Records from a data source
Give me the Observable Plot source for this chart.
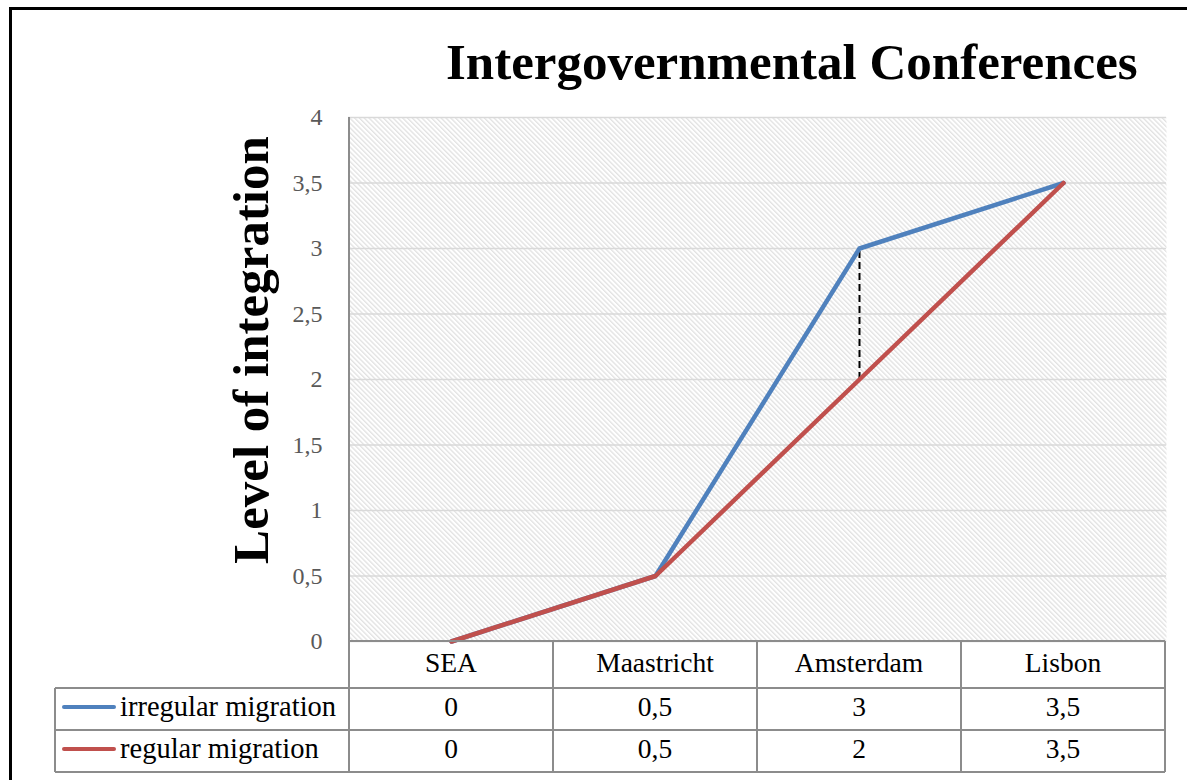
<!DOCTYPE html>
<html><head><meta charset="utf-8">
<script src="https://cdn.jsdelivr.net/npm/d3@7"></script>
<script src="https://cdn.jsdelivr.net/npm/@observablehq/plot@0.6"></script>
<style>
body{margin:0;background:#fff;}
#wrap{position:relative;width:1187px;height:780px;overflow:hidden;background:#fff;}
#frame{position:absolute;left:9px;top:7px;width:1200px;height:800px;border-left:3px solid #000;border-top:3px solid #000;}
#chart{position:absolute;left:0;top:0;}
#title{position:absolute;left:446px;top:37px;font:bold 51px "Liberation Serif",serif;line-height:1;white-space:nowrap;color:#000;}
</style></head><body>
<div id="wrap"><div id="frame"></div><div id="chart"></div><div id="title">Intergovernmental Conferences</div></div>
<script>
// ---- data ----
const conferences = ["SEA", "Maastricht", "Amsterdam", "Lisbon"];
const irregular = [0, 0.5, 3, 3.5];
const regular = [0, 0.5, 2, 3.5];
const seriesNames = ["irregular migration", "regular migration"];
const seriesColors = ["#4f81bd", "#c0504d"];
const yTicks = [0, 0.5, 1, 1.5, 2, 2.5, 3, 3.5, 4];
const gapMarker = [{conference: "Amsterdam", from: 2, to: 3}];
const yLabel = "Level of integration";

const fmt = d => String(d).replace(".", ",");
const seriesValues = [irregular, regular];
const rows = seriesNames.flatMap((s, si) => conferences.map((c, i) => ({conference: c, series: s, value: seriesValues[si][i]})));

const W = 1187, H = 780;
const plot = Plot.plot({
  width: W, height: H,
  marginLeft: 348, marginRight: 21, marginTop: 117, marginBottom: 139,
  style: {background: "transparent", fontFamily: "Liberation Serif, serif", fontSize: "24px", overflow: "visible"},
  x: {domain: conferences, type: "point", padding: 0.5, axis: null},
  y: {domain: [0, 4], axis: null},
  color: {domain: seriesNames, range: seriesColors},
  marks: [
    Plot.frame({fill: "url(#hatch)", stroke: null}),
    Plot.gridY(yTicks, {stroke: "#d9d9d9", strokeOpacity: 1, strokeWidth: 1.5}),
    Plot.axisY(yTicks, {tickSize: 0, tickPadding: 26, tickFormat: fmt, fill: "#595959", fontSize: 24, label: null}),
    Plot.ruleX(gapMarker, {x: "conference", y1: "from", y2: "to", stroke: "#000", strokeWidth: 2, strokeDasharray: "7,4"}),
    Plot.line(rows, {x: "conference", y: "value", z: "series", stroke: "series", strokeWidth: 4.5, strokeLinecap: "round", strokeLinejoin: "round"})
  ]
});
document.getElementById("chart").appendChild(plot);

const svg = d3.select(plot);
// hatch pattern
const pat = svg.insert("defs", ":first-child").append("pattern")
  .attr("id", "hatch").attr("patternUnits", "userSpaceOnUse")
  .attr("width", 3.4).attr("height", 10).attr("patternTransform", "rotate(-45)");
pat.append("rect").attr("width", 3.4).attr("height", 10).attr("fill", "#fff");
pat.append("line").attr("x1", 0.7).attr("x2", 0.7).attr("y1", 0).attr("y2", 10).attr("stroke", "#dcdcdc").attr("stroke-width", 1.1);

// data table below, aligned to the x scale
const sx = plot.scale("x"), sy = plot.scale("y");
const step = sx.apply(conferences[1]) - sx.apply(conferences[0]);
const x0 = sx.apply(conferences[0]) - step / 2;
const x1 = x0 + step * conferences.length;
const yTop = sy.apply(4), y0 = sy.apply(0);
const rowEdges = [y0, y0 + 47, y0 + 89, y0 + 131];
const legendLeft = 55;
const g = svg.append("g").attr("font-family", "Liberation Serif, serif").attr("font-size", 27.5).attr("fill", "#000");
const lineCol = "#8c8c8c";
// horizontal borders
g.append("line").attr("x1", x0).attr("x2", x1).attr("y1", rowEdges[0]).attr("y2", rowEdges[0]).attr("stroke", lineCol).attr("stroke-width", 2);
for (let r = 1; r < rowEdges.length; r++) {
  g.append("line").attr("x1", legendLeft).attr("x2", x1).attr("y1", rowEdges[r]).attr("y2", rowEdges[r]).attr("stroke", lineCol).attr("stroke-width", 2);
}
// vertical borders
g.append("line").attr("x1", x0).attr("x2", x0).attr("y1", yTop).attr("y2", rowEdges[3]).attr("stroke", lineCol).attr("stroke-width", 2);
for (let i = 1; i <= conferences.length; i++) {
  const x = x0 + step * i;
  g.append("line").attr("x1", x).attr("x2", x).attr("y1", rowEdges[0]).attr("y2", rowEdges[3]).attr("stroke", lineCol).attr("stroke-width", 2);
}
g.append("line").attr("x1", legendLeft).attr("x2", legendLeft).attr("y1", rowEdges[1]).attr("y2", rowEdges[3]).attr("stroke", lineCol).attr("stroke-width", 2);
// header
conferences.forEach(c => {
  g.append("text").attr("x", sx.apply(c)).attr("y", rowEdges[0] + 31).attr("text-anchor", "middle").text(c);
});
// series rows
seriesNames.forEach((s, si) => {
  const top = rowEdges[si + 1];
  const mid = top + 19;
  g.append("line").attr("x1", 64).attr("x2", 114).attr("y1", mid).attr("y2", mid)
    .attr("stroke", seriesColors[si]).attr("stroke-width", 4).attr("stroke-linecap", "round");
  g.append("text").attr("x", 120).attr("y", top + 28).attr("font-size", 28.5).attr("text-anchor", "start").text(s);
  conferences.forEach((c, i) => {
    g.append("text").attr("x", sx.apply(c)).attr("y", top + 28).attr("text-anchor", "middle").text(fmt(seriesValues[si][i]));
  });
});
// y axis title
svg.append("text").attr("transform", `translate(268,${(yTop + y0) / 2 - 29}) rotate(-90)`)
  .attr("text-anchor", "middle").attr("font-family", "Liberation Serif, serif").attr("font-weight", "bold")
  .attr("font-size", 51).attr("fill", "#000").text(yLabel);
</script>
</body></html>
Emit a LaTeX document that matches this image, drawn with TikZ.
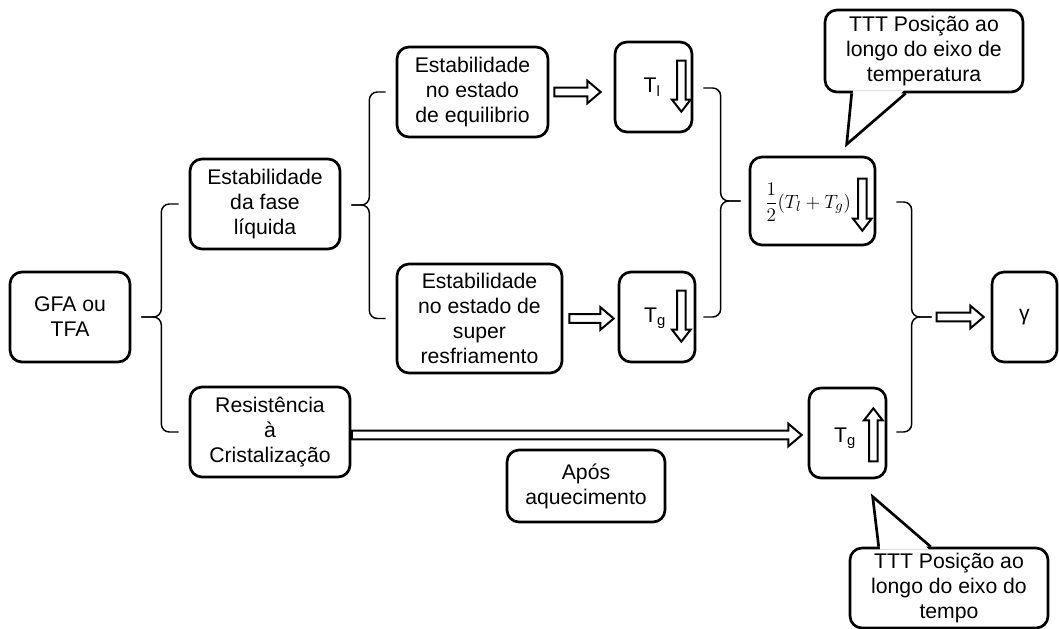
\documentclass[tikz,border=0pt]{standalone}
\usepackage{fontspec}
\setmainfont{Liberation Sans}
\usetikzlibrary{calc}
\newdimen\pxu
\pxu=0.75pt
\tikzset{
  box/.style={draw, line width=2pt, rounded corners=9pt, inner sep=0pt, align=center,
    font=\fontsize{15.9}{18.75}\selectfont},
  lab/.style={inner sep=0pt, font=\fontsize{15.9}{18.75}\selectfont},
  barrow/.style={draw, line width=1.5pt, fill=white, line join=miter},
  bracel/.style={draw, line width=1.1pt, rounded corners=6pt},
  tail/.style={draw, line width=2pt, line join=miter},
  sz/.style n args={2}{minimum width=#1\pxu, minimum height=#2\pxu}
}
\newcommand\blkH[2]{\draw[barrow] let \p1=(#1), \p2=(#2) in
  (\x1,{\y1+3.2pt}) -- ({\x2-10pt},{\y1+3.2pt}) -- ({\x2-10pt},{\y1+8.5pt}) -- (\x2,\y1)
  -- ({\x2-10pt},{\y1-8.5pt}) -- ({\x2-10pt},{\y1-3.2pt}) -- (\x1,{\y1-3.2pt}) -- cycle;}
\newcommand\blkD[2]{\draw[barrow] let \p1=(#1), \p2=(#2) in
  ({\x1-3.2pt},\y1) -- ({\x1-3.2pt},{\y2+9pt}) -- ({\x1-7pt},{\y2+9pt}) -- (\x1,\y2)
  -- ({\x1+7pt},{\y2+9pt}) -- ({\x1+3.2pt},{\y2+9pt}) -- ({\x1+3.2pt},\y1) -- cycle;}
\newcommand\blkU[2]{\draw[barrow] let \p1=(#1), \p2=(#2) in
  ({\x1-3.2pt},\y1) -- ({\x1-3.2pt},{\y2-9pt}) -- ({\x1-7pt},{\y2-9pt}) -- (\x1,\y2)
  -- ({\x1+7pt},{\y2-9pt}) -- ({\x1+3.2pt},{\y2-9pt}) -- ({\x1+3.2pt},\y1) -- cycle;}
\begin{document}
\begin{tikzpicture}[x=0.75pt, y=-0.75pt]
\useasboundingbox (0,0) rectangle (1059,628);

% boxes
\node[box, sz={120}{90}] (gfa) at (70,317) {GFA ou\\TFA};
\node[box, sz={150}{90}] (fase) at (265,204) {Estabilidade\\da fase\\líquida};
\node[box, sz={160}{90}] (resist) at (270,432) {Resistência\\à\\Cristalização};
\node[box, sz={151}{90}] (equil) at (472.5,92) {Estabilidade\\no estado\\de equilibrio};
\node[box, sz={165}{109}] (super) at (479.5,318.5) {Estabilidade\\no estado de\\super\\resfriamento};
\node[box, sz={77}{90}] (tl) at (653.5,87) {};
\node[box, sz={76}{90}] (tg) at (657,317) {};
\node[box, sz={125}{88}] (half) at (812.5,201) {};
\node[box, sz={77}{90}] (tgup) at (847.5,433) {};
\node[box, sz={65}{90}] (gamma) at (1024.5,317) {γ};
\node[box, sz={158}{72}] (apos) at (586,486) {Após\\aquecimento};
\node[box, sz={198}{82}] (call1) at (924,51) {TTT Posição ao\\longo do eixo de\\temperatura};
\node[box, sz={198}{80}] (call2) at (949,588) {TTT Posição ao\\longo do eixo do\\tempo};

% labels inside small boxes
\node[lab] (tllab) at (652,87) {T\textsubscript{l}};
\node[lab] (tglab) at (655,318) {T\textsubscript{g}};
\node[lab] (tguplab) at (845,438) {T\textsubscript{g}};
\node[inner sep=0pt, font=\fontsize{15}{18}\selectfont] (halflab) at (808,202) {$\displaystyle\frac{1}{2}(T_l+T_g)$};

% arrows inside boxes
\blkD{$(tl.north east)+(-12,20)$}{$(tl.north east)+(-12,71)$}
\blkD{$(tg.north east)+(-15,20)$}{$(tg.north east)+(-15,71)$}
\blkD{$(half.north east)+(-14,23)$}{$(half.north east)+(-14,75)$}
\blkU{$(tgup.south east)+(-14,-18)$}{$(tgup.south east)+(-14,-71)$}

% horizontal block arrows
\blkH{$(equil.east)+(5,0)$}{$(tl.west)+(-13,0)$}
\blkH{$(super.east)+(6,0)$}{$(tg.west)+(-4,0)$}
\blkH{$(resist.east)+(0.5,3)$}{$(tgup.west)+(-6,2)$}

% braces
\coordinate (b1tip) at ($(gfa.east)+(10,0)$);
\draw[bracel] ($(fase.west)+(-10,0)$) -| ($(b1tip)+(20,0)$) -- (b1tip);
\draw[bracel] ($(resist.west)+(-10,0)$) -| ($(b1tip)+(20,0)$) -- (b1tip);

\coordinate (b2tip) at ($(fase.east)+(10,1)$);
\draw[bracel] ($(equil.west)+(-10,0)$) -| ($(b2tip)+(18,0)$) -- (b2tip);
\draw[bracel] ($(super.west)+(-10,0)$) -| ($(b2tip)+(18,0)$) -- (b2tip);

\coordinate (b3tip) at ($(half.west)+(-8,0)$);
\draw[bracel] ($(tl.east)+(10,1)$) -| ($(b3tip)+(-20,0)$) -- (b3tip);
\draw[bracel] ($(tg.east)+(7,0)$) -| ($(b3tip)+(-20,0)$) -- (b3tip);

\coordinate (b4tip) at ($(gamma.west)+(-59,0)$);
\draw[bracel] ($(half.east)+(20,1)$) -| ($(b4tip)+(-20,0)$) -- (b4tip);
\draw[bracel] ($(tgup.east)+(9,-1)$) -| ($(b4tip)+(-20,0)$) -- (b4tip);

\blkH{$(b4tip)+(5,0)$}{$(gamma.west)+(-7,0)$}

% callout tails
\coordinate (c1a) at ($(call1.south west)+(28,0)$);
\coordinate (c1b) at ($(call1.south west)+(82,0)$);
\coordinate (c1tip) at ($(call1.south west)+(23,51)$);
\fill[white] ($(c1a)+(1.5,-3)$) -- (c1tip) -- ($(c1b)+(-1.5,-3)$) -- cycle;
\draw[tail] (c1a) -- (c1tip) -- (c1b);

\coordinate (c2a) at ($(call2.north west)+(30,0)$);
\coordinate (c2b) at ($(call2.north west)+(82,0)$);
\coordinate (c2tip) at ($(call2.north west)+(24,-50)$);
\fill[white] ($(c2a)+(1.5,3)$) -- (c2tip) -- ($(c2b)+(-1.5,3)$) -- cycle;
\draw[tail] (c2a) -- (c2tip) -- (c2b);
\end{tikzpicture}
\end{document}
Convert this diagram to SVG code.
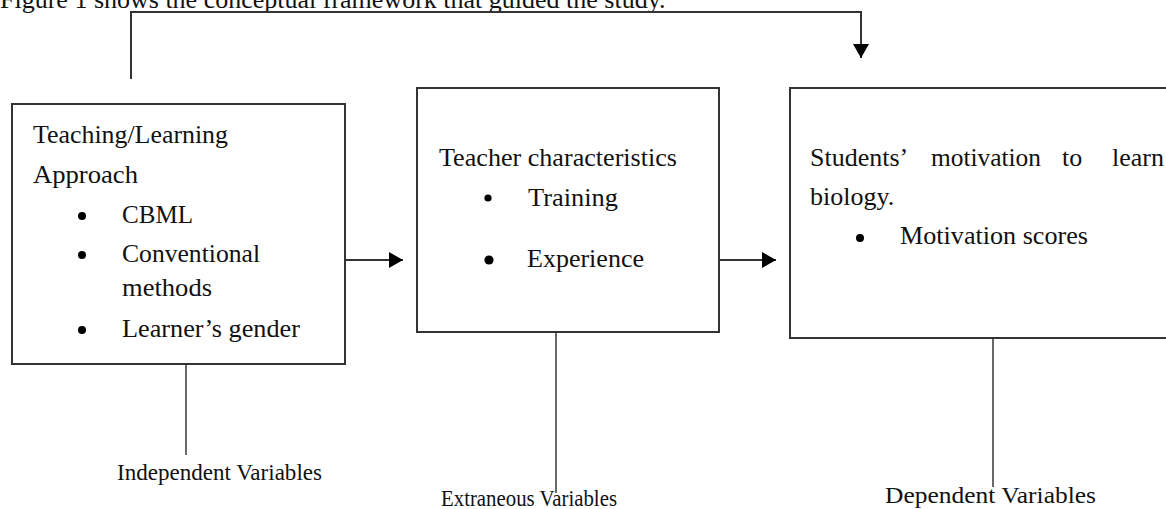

[WHAT IS REQUIRED]
From the first line of the listing above, repeat every line through the one holding "const rows = seriesNames.flatMap((s, si)". Both ends count, and pictures stay out.

[RIGHT ANSWER]
Give me the Observable Plot source for this chart.
<!DOCTYPE html>
<html><head><meta charset="utf-8">
<script src="https://cdn.jsdelivr.net/npm/d3@7"></script>
<script src="https://cdn.jsdelivr.net/npm/@observablehq/plot@0.6"></script>
<style>
body{margin:0;background:#fff;}
#wrap{position:relative;width:1187px;height:780px;overflow:hidden;background:#fff;}
#frame{position:absolute;left:9px;top:7px;width:1200px;height:800px;border-left:3px solid #000;border-top:3px solid #000;}
#chart{position:absolute;left:0;top:0;}
#title{position:absolute;left:446px;top:37px;font:bold 51px "Liberation Serif",serif;line-height:1;white-space:nowrap;color:#000;}
</style></head><body>
<div id="wrap"><div id="frame"></div><div id="chart"></div><div id="title">Intergovernmental Conferences</div></div>
<script>
// ---- data ----
const conferences = ["SEA", "Maastricht", "Amsterdam", "Lisbon"];
const irregular = [0, 0.5, 3, 3.5];
const regular = [0, 0.5, 2, 3.5];
const seriesNames = ["irregular migration", "regular migration"];
const seriesColors = ["#4f81bd", "#c0504d"];
const yTicks = [0, 0.5, 1, 1.5, 2, 2.5, 3, 3.5, 4];
const gapMarker = [{conference: "Amsterdam", from: 2, to: 3}];
const yLabel = "Level of integration";

const fmt = d => String(d).replace(".", ",");
const seriesValues = [irregular, regular];
const rows = seriesNames.flatMap((s, si) => conferences.map((c, i) => ({conference: c, series: s, value: seriesValues[si][i]})));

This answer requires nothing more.